* _Records from a data collection_:

..............................

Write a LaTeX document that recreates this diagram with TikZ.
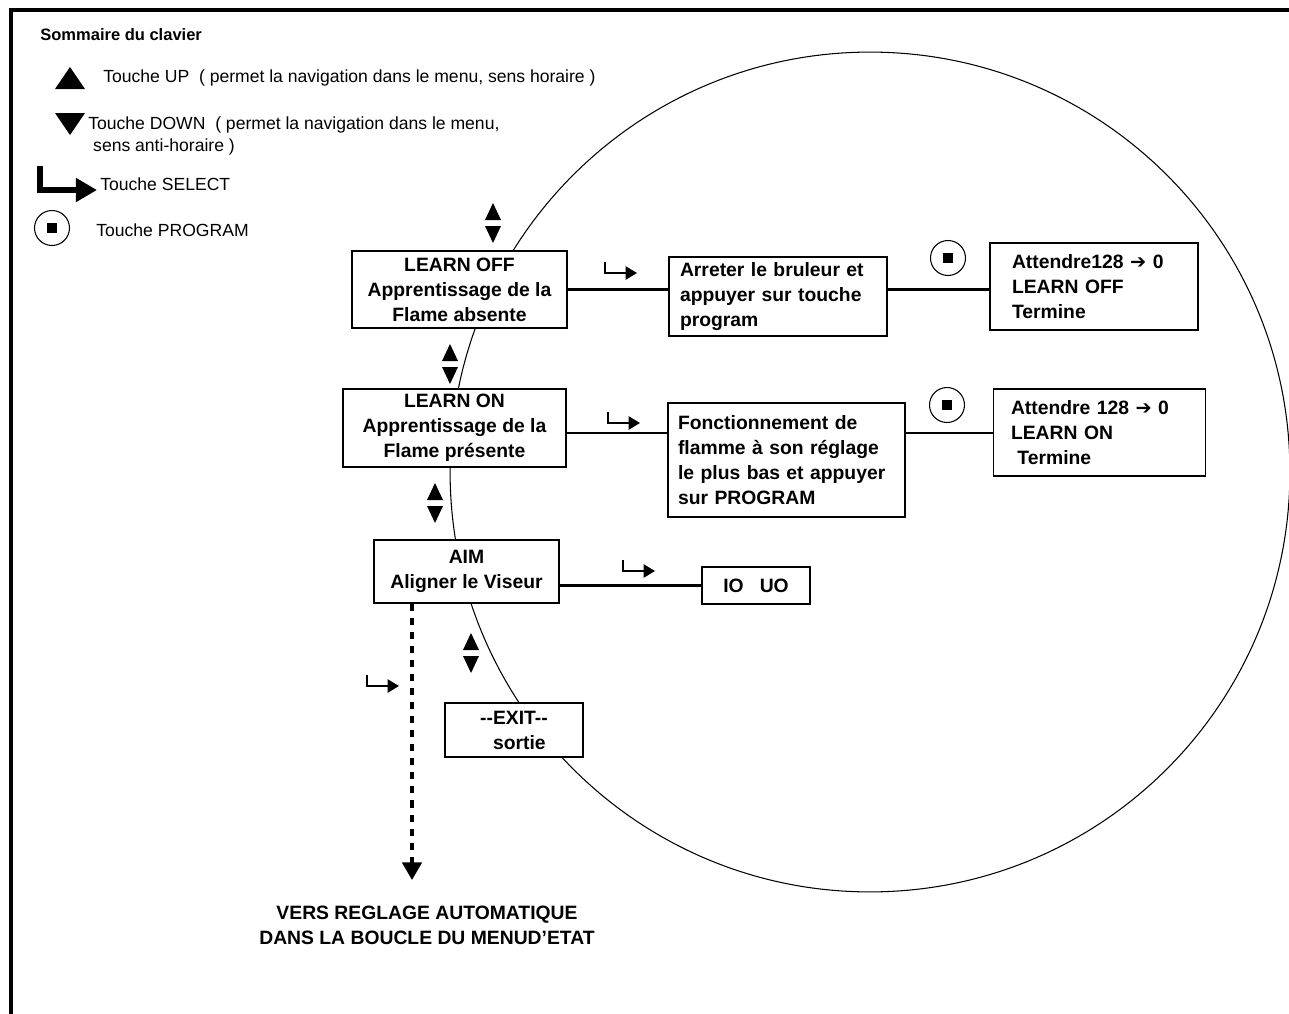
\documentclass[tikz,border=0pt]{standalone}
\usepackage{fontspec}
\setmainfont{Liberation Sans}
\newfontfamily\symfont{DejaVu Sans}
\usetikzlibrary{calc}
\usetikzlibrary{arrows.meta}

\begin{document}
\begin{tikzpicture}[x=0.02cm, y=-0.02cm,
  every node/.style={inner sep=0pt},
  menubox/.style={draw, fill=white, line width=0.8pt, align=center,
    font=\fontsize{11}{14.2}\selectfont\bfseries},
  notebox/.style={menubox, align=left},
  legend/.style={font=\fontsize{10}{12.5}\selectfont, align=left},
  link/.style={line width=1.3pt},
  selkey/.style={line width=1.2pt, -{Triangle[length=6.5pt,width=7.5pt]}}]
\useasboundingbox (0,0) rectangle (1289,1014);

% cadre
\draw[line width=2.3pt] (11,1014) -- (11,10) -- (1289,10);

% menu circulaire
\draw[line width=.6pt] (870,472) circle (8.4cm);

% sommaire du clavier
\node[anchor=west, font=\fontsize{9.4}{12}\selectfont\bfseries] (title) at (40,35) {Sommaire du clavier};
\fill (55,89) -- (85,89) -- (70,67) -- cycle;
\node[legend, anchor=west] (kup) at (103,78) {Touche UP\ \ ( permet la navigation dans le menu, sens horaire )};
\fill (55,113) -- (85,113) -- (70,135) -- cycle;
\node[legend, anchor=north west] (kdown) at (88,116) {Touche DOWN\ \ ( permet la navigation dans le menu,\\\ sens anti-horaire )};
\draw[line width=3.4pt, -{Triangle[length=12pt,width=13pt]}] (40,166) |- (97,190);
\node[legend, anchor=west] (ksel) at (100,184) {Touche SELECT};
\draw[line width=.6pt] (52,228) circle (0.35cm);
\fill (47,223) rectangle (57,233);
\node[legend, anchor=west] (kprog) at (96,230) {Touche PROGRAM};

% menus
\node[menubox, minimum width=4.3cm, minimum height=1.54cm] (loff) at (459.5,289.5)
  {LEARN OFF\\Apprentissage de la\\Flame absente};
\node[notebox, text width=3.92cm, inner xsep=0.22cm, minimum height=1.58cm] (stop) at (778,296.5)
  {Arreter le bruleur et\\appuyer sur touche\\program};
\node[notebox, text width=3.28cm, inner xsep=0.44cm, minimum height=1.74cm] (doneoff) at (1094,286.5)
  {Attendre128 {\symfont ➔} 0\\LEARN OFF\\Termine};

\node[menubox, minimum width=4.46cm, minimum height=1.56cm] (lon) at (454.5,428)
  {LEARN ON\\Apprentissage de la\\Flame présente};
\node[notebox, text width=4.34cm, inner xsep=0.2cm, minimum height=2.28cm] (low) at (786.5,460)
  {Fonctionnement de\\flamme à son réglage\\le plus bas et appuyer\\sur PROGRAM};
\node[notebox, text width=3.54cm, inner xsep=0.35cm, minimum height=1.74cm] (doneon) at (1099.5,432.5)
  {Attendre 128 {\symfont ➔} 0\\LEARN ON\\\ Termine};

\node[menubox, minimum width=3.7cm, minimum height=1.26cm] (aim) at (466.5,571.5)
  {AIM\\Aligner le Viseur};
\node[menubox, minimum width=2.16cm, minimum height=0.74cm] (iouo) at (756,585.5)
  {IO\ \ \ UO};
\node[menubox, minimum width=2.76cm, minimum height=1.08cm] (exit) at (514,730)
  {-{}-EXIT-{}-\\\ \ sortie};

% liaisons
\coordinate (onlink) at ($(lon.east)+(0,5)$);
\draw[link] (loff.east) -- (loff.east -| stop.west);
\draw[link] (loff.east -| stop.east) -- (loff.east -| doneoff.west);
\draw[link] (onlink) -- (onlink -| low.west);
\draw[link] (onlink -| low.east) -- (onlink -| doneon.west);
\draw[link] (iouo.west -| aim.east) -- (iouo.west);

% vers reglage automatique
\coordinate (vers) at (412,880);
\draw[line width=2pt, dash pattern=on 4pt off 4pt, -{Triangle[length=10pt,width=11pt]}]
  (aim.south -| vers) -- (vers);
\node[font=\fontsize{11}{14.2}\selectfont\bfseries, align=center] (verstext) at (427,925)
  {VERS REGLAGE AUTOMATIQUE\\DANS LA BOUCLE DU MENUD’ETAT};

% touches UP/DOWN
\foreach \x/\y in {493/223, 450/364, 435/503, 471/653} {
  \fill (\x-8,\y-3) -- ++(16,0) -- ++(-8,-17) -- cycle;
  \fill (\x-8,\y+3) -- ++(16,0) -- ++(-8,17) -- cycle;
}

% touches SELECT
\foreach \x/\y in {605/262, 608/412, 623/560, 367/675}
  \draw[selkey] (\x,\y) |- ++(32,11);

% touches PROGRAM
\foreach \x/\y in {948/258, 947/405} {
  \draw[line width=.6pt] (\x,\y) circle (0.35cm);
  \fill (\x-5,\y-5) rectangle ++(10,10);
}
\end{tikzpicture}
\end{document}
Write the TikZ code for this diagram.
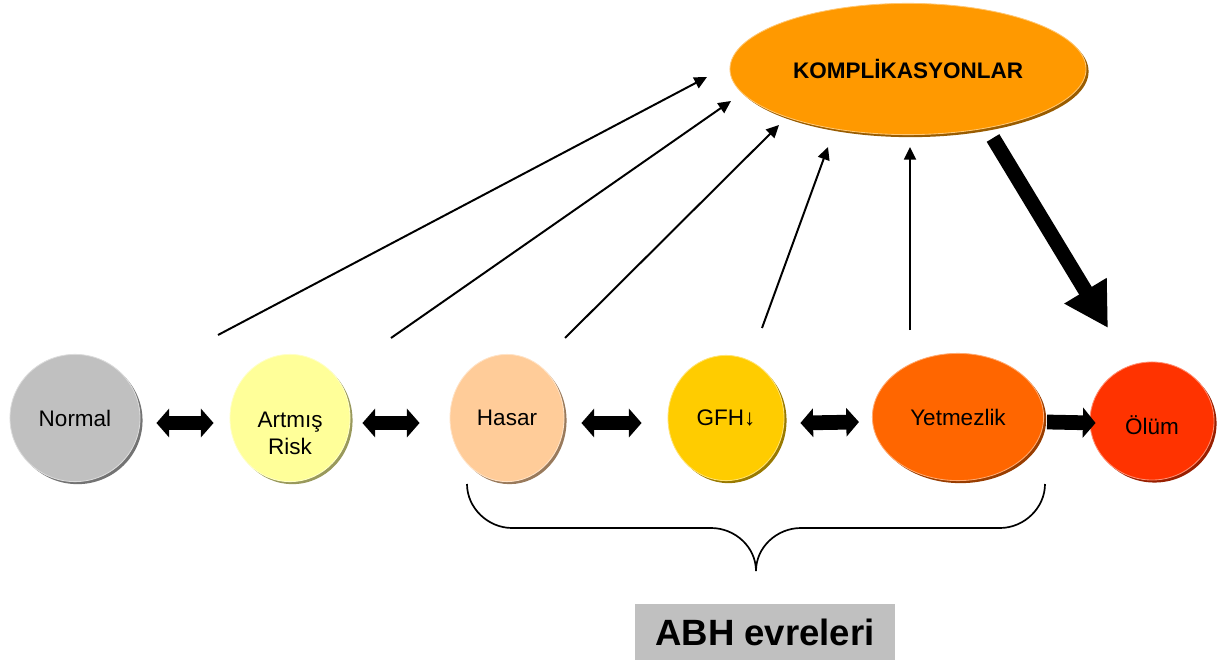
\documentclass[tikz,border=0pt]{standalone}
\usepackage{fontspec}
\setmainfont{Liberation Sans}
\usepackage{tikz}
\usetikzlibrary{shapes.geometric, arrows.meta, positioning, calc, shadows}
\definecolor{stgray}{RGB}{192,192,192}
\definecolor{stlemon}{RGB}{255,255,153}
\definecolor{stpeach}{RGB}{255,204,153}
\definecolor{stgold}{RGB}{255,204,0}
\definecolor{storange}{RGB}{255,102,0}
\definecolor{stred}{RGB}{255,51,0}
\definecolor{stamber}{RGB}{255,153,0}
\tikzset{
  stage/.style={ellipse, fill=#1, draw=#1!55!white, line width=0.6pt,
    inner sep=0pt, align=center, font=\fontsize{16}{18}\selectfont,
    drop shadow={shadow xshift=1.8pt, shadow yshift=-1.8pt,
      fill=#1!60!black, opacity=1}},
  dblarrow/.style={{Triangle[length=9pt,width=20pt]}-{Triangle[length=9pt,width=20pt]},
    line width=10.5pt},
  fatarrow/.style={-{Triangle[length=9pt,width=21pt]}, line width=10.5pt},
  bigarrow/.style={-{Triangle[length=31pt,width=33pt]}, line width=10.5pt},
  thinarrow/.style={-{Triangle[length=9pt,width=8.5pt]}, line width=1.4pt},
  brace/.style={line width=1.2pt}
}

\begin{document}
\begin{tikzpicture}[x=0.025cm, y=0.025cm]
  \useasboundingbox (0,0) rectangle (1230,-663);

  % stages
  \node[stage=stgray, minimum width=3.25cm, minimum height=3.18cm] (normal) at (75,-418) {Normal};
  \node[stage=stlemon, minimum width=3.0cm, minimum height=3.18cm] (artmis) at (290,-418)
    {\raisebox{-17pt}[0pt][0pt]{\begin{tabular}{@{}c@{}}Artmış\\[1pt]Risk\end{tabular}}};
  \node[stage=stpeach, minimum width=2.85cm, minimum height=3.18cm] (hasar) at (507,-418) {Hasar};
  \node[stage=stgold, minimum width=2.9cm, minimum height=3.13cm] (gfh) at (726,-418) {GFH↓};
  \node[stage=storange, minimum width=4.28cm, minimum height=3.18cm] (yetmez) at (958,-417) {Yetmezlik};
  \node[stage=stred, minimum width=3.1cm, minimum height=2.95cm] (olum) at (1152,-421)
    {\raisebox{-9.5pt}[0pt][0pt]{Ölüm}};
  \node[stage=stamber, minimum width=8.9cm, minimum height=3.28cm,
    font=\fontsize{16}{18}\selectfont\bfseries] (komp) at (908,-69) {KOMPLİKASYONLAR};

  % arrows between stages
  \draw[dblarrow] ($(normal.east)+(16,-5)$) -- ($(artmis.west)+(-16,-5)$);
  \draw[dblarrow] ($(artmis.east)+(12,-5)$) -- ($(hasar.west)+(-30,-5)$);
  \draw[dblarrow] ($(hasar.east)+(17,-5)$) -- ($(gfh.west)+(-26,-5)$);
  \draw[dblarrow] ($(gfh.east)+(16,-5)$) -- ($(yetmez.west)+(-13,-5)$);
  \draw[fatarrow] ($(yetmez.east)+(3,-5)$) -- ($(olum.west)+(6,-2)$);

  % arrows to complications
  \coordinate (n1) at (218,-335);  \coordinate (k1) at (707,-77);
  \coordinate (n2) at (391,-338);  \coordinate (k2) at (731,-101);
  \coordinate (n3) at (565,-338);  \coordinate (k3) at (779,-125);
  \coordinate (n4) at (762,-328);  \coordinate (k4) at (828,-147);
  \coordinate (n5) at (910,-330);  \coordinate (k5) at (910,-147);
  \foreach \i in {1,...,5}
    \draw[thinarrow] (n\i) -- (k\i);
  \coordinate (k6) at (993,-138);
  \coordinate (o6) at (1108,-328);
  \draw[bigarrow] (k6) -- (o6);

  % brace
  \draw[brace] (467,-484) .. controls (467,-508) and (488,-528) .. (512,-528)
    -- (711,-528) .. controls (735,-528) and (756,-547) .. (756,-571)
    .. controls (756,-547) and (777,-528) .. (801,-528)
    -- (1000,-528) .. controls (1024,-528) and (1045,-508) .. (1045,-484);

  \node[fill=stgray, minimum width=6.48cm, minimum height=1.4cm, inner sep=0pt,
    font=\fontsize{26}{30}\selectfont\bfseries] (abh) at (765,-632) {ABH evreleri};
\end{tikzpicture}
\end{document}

..............................

* _Aim of the exercise_: Restate each line from the start of the listing through the line bearing "anchor=west] (kprog) at" word for word. Drop the pictures.

* _The completed task_:
Write a LaTeX document that recreates this diagram with TikZ.
\documentclass[tikz,border=0pt]{standalone}
\usepackage{fontspec}
\setmainfont{Liberation Sans}
\newfontfamily\symfont{DejaVu Sans}
\usetikzlibrary{calc}
\usetikzlibrary{arrows.meta}

\begin{document}
\begin{tikzpicture}[x=0.02cm, y=-0.02cm,
  every node/.style={inner sep=0pt},
  menubox/.style={draw, fill=white, line width=0.8pt, align=center,
    font=\fontsize{11}{14.2}\selectfont\bfseries},
  notebox/.style={menubox, align=left},
  legend/.style={font=\fontsize{10}{12.5}\selectfont, align=left},
  link/.style={line width=1.3pt},
  selkey/.style={line width=1.2pt, -{Triangle[length=6.5pt,width=7.5pt]}}]
\useasboundingbox (0,0) rectangle (1289,1014);

% cadre
\draw[line width=2.3pt] (11,1014) -- (11,10) -- (1289,10);

% menu circulaire
\draw[line width=.6pt] (870,472) circle (8.4cm);

% sommaire du clavier
\node[anchor=west, font=\fontsize{9.4}{12}\selectfont\bfseries] (title) at (40,35) {Sommaire du clavier};
\fill (55,89) -- (85,89) -- (70,67) -- cycle;
\node[legend, anchor=west] (kup) at (103,78) {Touche UP\ \ ( permet la navigation dans le menu, sens horaire )};
\fill (55,113) -- (85,113) -- (70,135) -- cycle;
\node[legend, anchor=north west] (kdown) at (88,116) {Touche DOWN\ \ ( permet la navigation dans le menu,\\\ sens anti-horaire )};
\draw[line width=3.4pt, -{Triangle[length=12pt,width=13pt]}] (40,166) |- (97,190);
\node[legend, anchor=west] (ksel) at (100,184) {Touche SELECT};
\draw[line width=.6pt] (52,228) circle (0.35cm);
\fill (47,223) rectangle (57,233);
\node[legend, anchor=west] (kprog) at (96,230) {Touche PROGRAM};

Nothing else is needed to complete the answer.